In towns throughout Puget Sound, settlers celebrated the treaty process; one Native elder, in a particularly eloquent choice of words, described Seattle settlers' reaction to the treaty as “hooraying.” There was some cause for optimism among Indians as well. Among other things, the treaty ensured that indigenous people would have the right to camp, hunt, fish, and harvest berries and roots at the “usual and accustomed stations and grounds.” But despite the promises of the treaty, few Indians were hooraying. In fact, significant factions in Native communities on Salt Water and beyond took offense at the treaty agreements, and some did not hesitate to express their indignation.
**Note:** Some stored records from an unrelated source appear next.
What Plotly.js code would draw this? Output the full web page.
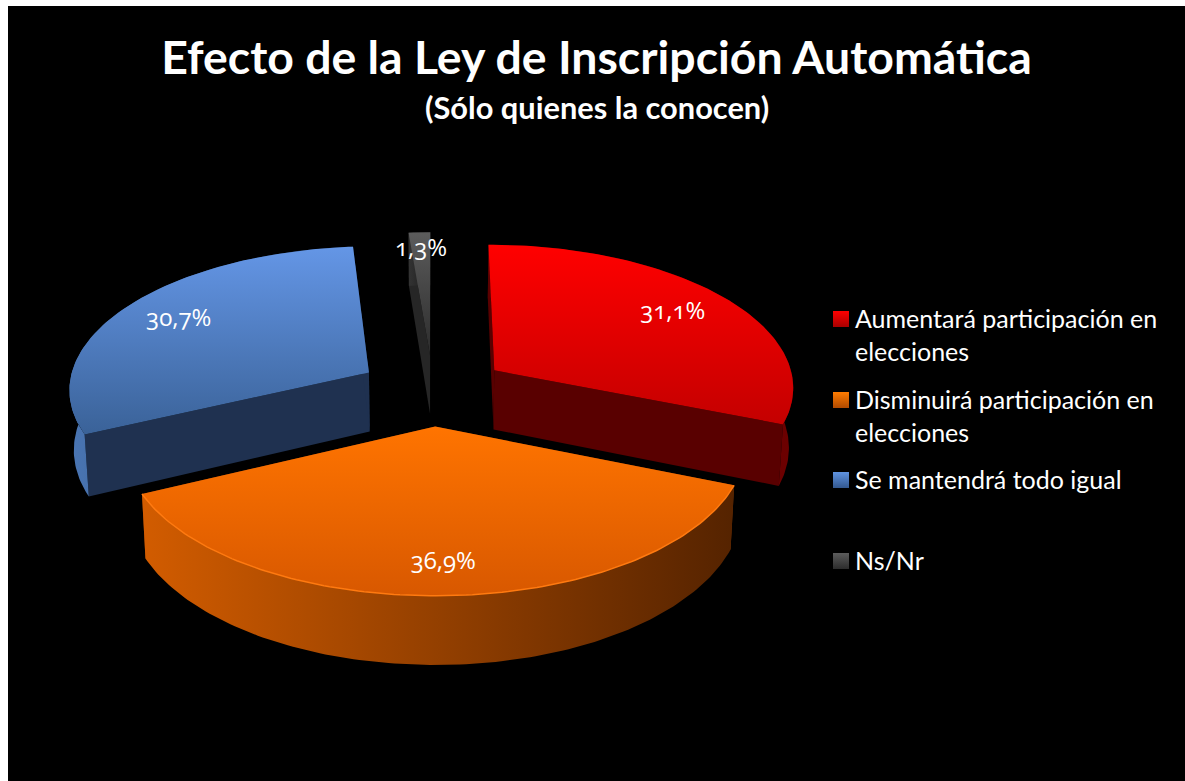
<!DOCTYPE html>
<html>
<head>
<meta charset="utf-8">
<script src="https://cdn.plot.ly/plotly-3.0.1.min.js"></script>
<style>
html,body{margin:0;padding:0;background:#fff}
#chart{width:1185px;height:781px}
svg text{font-variant-numeric:oldstyle-nums;font-feature-settings:"onum" 1}
</style>
</head>
<body>
<div id="chart"></div>
<script>
// Data
const categories = ["Aumentará participación en elecciones","Disminuirá participación en elecciones","Se mantendrá todo igual","Ns/Nr"];
const shares = [31.1, 36.9, 30.7, 1.3];
const legendLabels = ["Aumentará participación en<br>elecciones","Disminuirá participación en<br>elecciones","Se mantendrá todo igual","Ns/Nr"];
const titleText = "Efecto de la Ley de Inscripción Automática";
const subtitleText = "(Sólo quienes la conocen)";

// Style
const FONT = 'Lato, "Open Sans", sans-serif';
const NUMFONT = '"Open Sans", Lato, sans-serif';
const topColors   = [["#c40000","#ff0000"],["#d85800","#ff7400"],["#3a6298","#6496e6"],["#2c2c2c","#5c5c5c"]];
const wallColors  = [["#5c0000","#6c0000"],["#d25c00","#552300"],["#4a76b4","#1f3150"],["#333333","#1a1a1a"]];
const cutColors   = ["#590000","#7a3300","#1f3150","#262626"];
const swatchColors= [["#ff0000","#a80000"],["#ff7c00","#b04a00"],["#5f93e0","#33588f"],["#5c5c5c","#2c2c2c"]];

// Projection of the tilted, exploded disc (paper pixels = axis units)
const cx=433, cy=390, R=301, A=0.475, K=0.000352, DEPTH=60, PULL=75, CONVERGE=0.012;
const labelRadius=[0.77,0.825,0.78,0.84];
function project(X,Y,Z){const s=1/(1+K*Y);return [cx+X*s*(1-CONVERGE*Z), cy-Y*A*s+DEPTH*Z*s];}

const traces=[];
function poly(pts,fill,hv){
  const t={x:pts.map(p=>p[0]),y:pts.map(p=>p[1]),mode:'lines',line:{width:0},fill:'toself',hoverinfo:'skip',showlegend:false,type:'scatter'};
  if(Array.isArray(fill)){t.fillgradient={type:hv,colorscale:[[0,fill[0]],[1,fill[1]]]};}
  else{t.fillcolor=fill;}
  traces.push(t);
}
function sector(i,a0,a1){
  const rad=d=>d*Math.PI/180, mid=(a0+a1)/2;
  const px=PULL*Math.sin(rad(mid)), py=PULL*Math.cos(rad(mid));
  const disc=(a,r)=>[px+r*Math.sin(rad(a)),py+r*Math.cos(rad(a))];
  const arc=z=>{const o=[];const n=Math.max(2,Math.ceil(a1-a0));for(let j=0;j<=n;j++){const a=a0+(a1-a0)*j/n;const d=disc(a,R);o.push(project(d[0],d[1],z));}return o;};
  const apex=z=>project(px,py,z), top=arc(0), bot=arc(1);
  // cut walls
  [top[0],top[top.length-1]].forEach((e,k)=>{
    const b=k?bot[bot.length-1]:bot[0];
    poly([apex(0),e,b,apex(1),apex(0)],cutColors[i]);
  });
  // outer wall
  poly(top.concat(bot.slice().reverse()),wallColors[i],'horizontal');
  // top face
  poly([apex(0)].concat(top,[apex(0)]),topColors[i],'vertical');
  return {arc:top,label:project.apply(null,disc(mid,R*labelRadius[i]).concat(0))};
}
const total=shares.reduce((a,b)=>a+b,0);
let acc=0; const spans=shares.map(v=>{const s=[acc,acc+v/total*360];acc=s[1];return s;});
const drawOrder=[3,0,2,1]; const out=[];
drawOrder.forEach(i=>{out[i]=sector(i,spans[i][0],spans[i][1]);});
// orange front rim highlight
const rim=out[1].arc;
traces.push({x:rim.map(p=>p[0]),y:rim.map(p=>p[1]),mode:'lines',line:{color:'#ff7a10',width:1.5},hoverinfo:'skip',showlegend:false,type:'scatter'});
// value labels
traces.push({type:'scatter',mode:'text',hoverinfo:'skip',showlegend:false,
  x:out.map(o=>o.label[0]),y:out.map(o=>o.label[1]),
  text:shares.map(v=>v.toFixed(1).replace('.',',')+'%'),textposition:'middle center',
  textfont:{family:NUMFONT,size:24,color:'#fff'}});
// legend swatches
const legendY=[319,400,480,561];
categories.forEach((c,i)=>{
  traces.push({type:'scatter',mode:'markers',name:c,x:[841],y:[legendY[i]],hoverinfo:'skip',showlegend:false,
    marker:{symbol:'square',size:16,color:swatchColors[i][0],gradient:{type:'vertical',color:swatchColors[i][1]},line:{width:0}}});
});
const annotations=legendLabels.map((l,i)=>({x:854,y:legendY[i]-17.5,xref:'x',yref:'y',xanchor:'left',yanchor:'top',align:'left',showarrow:false,text:l,borderpad:0,
  font:{family:FONT,size:25,color:'#fff'}}));
annotations.push({x:597,y:107,xref:'x',yref:'y',xanchor:'center',yanchor:'middle',showarrow:false,text:subtitleText,font:{family:FONT,size:30.8,color:'#fff',weight:700}});

const layout={width:1185,height:781,margin:{l:8,t:6,r:0,b:0,pad:0},paper_bgcolor:'#fff',plot_bgcolor:'#000',showlegend:false,
  xaxis:{range:[8,1185],visible:false,fixedrange:true},
  yaxis:{range:[781,6],visible:false,fixedrange:true},
  title:{text:titleText,x:596.5/1185,xanchor:'center',y:1-58/781,yanchor:'middle',font:{family:FONT,size:46.4,color:'#fff',weight:700}},
  annotations:annotations};
Plotly.newPlot('chart',traces,layout,{displayModeBar:false,staticPlot:true});
</script>
</body>
</html>
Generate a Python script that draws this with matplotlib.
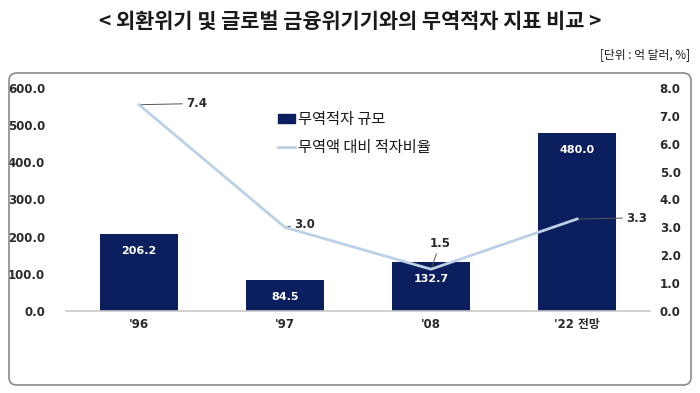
import matplotlib
matplotlib.use("Agg")
import matplotlib.pyplot as plt
from matplotlib.patches import FancyBboxPatch, Patch
from matplotlib.lines import Line2D
import numpy as np

plt.rcParams['font.family'] = ['DejaVu Sans', 'Noto Sans CJK KR']

categories = ["'96", "'97", "'08", "'22 전망"]
deficit = [206.2, 84.5, 132.7, 480.0]
ratio = [7.4, 3.0, 1.5, 3.3]
left_ticks = [0, 100, 200, 300, 400, 500, 600]
right_ticks = [0, 1, 2, 3, 4, 5, 6, 7, 8]
title = "< 외환위기 및 글로벌 금융위기기와의 무역적자 지표 비교 >"
unit = "[단위 : 억 달러, %]"
legend_labels = ["무역적자 규모", "무역액 대비 적자비율"]

BAR = "#0b1f5e"
LINE = "#bcd0e6"
TXT = "#2a2a2a"
KR = ['Noto Sans CJK KR', 'DejaVu Sans']

W, H = 700, 393
fig = plt.figure(figsize=(7, 3.93), dpi=100)

# rounded frame
box = FancyBboxPatch((9 / W, 1 - 385 / H), (691 - 9) / W, (385 - 73) / H,
                     boxstyle="round,pad=0,rounding_size=0.011",
                     transform=fig.transFigure, facecolor='none',
                     edgecolor='#8a8a8a', linewidth=1.2, mutation_aspect=W / H)
fig.patches.append(box)

fig.text(0.5, 1 - 22 / H, title, ha='center', va='center', fontsize=15,
         fontweight='bold', family=KR, color='#1a1a1a')
fig.text(690 / W, 1 - 55 / H, unit, ha='right', va='center', fontsize=8.5,
         family=KR, color='#1a1a1a')

ax = fig.add_axes([66 / W, 1 - 311 / H, (650 - 66) / W, (311 - 88) / H])
x = np.arange(len(categories))
bars = ax.bar(x, deficit, width=0.53, color=BAR, zorder=2)
ax.set_xlim(-0.5, len(categories) - 0.5)
ax.set_ylim(0, 600)
ax.set_yticks(left_ticks)
ax.set_yticklabels([f"{v:.1f}" for v in left_ticks])
ax.set_xticks(x)
ax.set_xticklabels(categories)
for s in ['top', 'right', 'left']:
    ax.spines[s].set_visible(False)
ax.spines['bottom'].set_color('#c8c8c8')
ax.spines['bottom'].set_linewidth(1.2)
ax.tick_params(axis='y', length=0, pad=15, labelsize=8.5, labelcolor=TXT)
ax.tick_params(axis='x', length=0, pad=5, labelsize=8.5, labelcolor=TXT)
for lab in ax.get_yticklabels() + ax.get_xticklabels():
    lab.set_fontweight('bold')

for xi, v in zip(x, deficit):
    ax.annotate(f"{v:.1f}", (xi, v), xytext=(0, -17), textcoords='offset pixels',
                ha='center', va='center', color='white', fontsize=8,
                fontweight='bold', zorder=3)

ax2 = ax.twinx()
ax2.plot(x, ratio, color=LINE, linewidth=2.0, zorder=4)
ax2.set_ylim(0, 8)
ax2.set_yticks(right_ticks)
ax2.set_yticklabels([f"{v:.1f}" for v in right_ticks])
for s in ['top', 'right', 'left', 'bottom']:
    ax2.spines[s].set_visible(False)
ax2.tick_params(axis='y', length=0, pad=7, labelsize=8.5, labelcolor=TXT)
for lab in ax2.get_yticklabels():
    lab.set_fontweight('bold')

offsets = [(58, 1), (20, 3), (9, 26), (60, 1)]
relposes = [(0, 0.5), (0, 0.4), (0.4, 0), (0, 0.5)]
for xi, v, off, rp in zip(x, ratio, offsets, relposes):
    ax2.annotate(f"{v:.1f}", (xi, v), xytext=off, textcoords='offset pixels',
                 ha='center', va='center', color=TXT, fontsize=8.5,
                 fontweight='bold',
                 arrowprops=dict(arrowstyle='-', color='#555555', lw=0.7,
                                 relpos=rp, shrinkA=1, shrinkB=0))

handles = [Patch(facecolor=BAR, edgecolor=BAR),
           Line2D([0], [0], color=LINE, linewidth=2.0)]
leg = fig.legend(handles, legend_labels, loc='upper left',
                 bbox_to_anchor=(278 / W, 1 - 111 / H), frameon=False,
                 handlelength=1.1, handleheight=0.6, handletextpad=0.2,
                 labelspacing=0.75, borderaxespad=0, borderpad=0,
                 prop={'family': KR, 'size': 11})
for t in leg.get_texts():
    t.set_color('#1a1a1a')

fig.savefig("out.png", dpi=100)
In late 1855, for example, a shaman named Chaoosh visited David and Louisa Denny at their cabin on Lake Union after a government “potlatch” at Tulalip north of Seattle. Enraged at the agent's offers of cheap needles and strips of blankets, he warned them that whites were few in number and could be easily wiped out. The condescending gifts, paltry compared to what could be found in any town's shops, only added to growing Native outrage at the hubris of the Bostons.
17

 

As tensions grew, urban settlements, beachheads of the American invasion of Puget Sound, were obvious targets for the indigenous uprising that seemed increasingly inevitable. In response, white officials began with what seemed like the most obvious first step: removing Indians from the towns. Indian agent Michael T. Simmons, however, found that doing so was no simple task. A month before the attack on Seattle, after several attacks had already taken place elsewhere in the region, Simmons reported finding among Seattle's indigenous residents “a strong determination… not to cross over to their reservation.…I informed them that they must go over or they should receive nothing. Finally they obeyed my wishes and those of the head chief.” Removal, however, could not only not prevent war but might actually lead to it; Henry Yesler and several other Seattleites, for example, warned that forcing
Indians onto the reservations “was to all appearance tantamount to a declaration of war against them.”
18

 

But many did not leave, and, in fact, when the Battle of Seattle finally came, it was Indians who saved the day and the settlement. On the eve of the conflict, several hundred Native people remained in and immediately around the town, including Curley, who had close connections both with Henry Yesler and with Leschay (Leschi), a Nisqually militant who was allegedly organizing the attack. Curley met with Leschay to call for peace, but the warrior would not be swayed. And so, along with several other Duwamish people and a number of white men who lived with Indian women, Curley brought warning of the attack to the settlers, giving them just enough time to make haste to the tiny blockhouse. Connections between settlers and Native people, forged through everyday life, had saved Seattle. (Leschay would be hanged in 1858 for the murder of an American soldier, a highly controversial punishment that divided settler opinion and ultimately resulted in Leschay's unofficial exoneration in 2004.)